A:monday->forbidden, A:monday-10->allowed, A:mondey-11->allowed

So a login on monday at 12:30 would fail, but one at 10:30 succeed.

For performance reasons I could break the relational database paradigm and set a flag for every entry in the member-to-timeslots-table which is set to true if the member has information set for "finer" timeslots, but that's a second step.

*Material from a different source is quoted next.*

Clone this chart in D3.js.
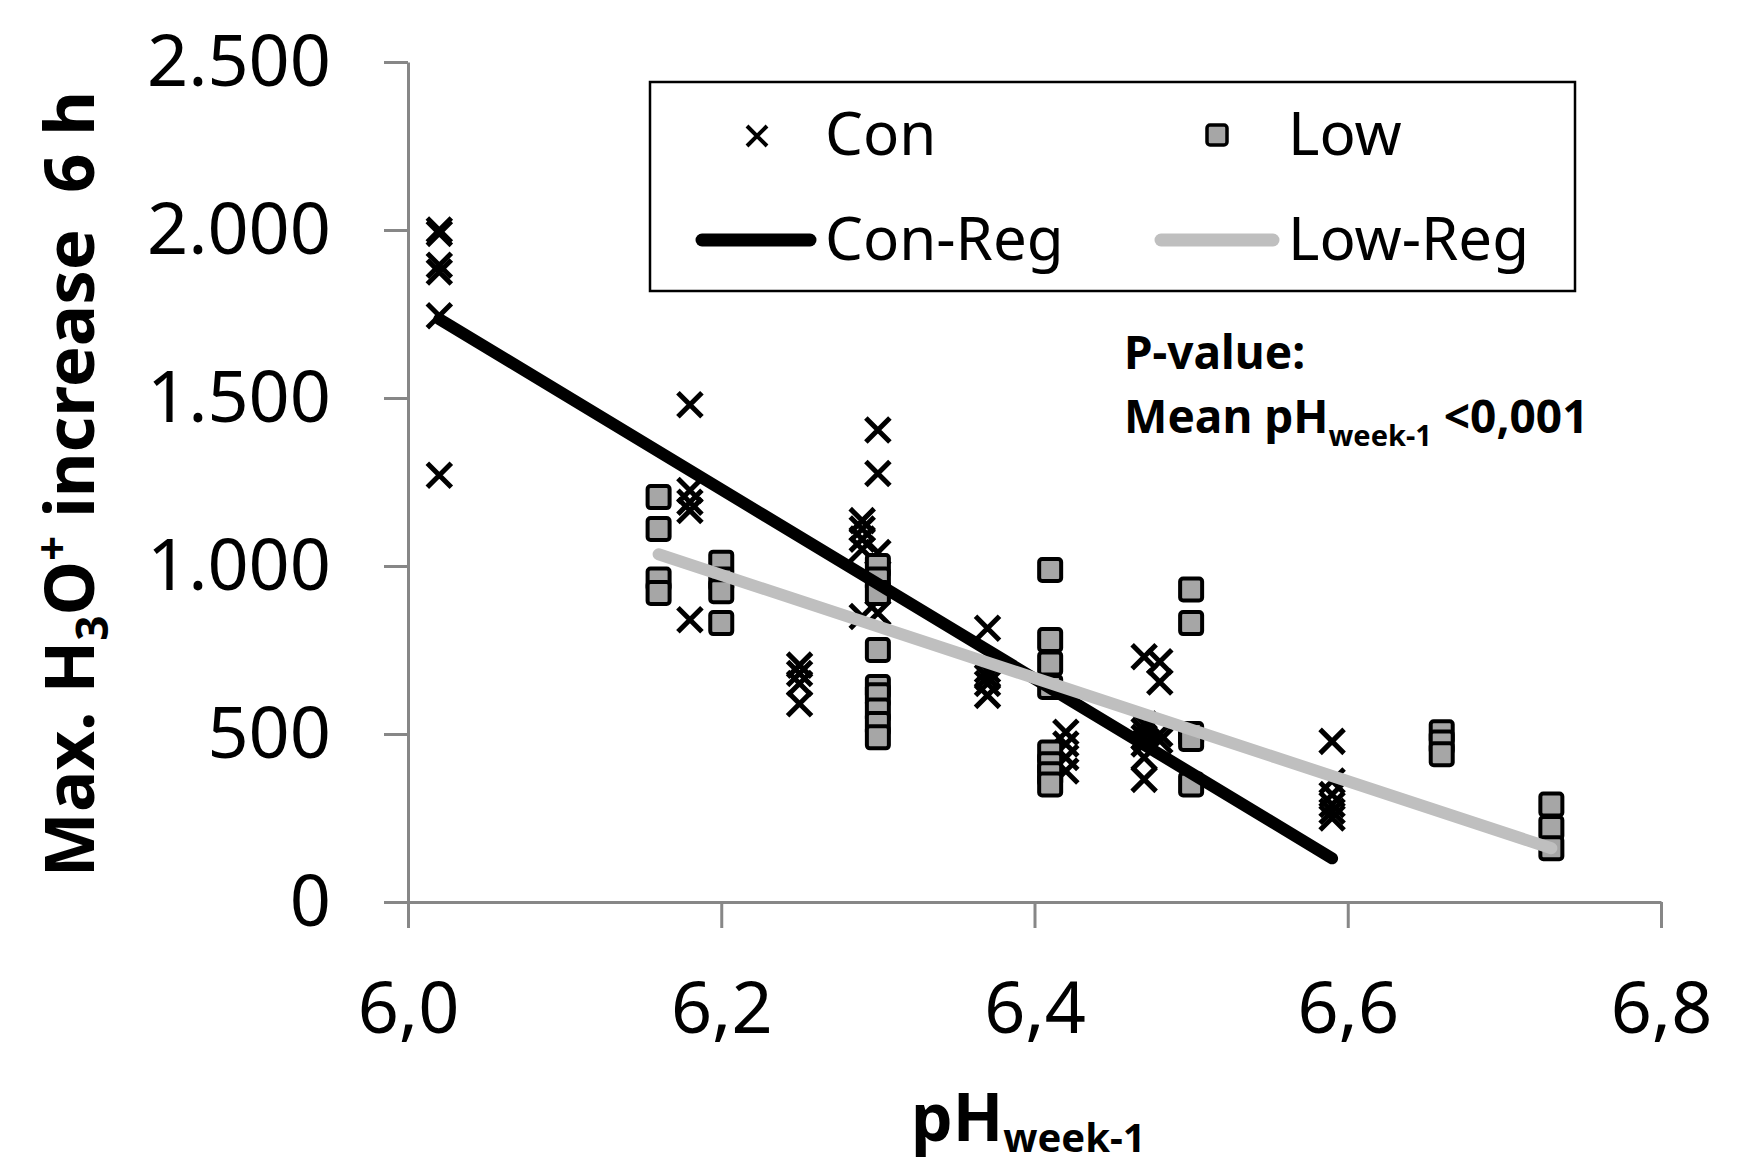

Is this model in principle a good idea? Are there existing models?

Thanks.

A: 

Wow. That sounds way more complicated than I'd want to deal with. I'd just create a table like this:

Allowed_Login_Times

  • Weekday_Start
  • Weekday_End
  • Saturday_Start
  • Satruday_End
  • Sunday_Start
  • Sunday_End
  • Holiday_Start
  • Holiday_End

Each column would be an int from 0 to 23 representing the hour.

I'd let the application decide what hour it was and which column should be checked.

Your solution is more flexible, but I can't imagine trying to create an admin GUI to maintain the data.

Jeremy Stein
Well, the hour constraint must be possible to be defined per user.
DaDaDom
Right, so either you add a user_id (or group_id) column to this table, or you add these columns to your user table.